Blount could not make this showing even if he had tried. See, e.g., Pacheco v. Habti, 62 F.4th 1233, 1246 (10th Cir. 2023) (explaining why McGirt-based claims do not implicate the one-year period provided under § 2244(d)(1)(C)), cert. denied 143 S.Ct. 2672 (June 26, 2023); Owens v. Whitten, No. 22-5106, 2022 WL 17972141, at *1 (10th Cir. Dec. 28, 2022) (unpublished) (“As this court's recent decisions make clear, McGirt's focus on a question of federal-versus-state jurisdiction does not alter the conclusion that the one-year limitations period set out in § 2244(d)(1)(A), rather than the ones set out in § 2244(d)(1)(C) and/or (D), applies to McGirt-based challenges to the validity of state convictions.”), cert. denied, 143 S.Ct. 1763 (Apr. 17, 2023).
IV.
For the reasons just discussed, 28 U.S.C. § 2244(d)(1)'s one-year statute of limitations bars relief as to the Indian country jurisdiction claim that Blount asserts in the petition. The Court therefore dismisses the petition, with prejudice. And, because Blount's noncompliance with the statute of limitations constitutes a plain procedural bar, the Court declines to issue a certificate of appealability. 28 U.S.C. § 2253(c); Slack v.
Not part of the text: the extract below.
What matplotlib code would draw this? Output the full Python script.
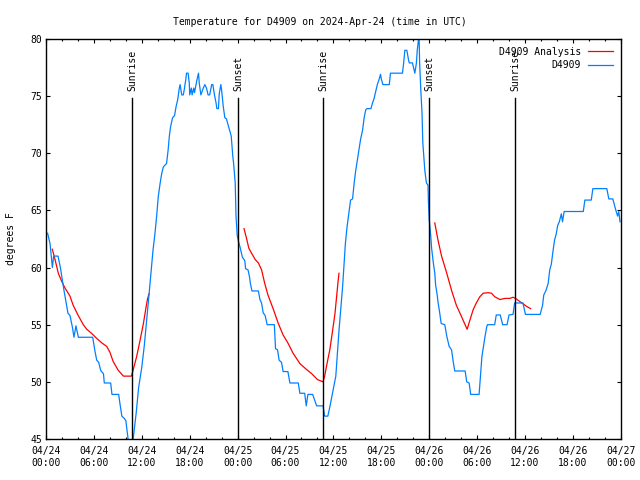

McDaniel, 529 U.S. 473, 484 (2000).
V.
IT IS THEREFORE ORDERED that: (1) the petition for writ of habeas corpus pursuant to 28 U.S.C. § 2254 by a person in state custody (Dkt. # 1) is dismissed with prejudice as barred by the applicable statute of limitations; (2) a certificate of appealability is denied; and (3) a separate judgment of dismissal shall be entered herewith.
IT IS FURTHER ORDERED that the Clerk of Court shall note on the record the substitution of Kameron Harvanek, Warden, in place of Deon Clayton, as party respondent.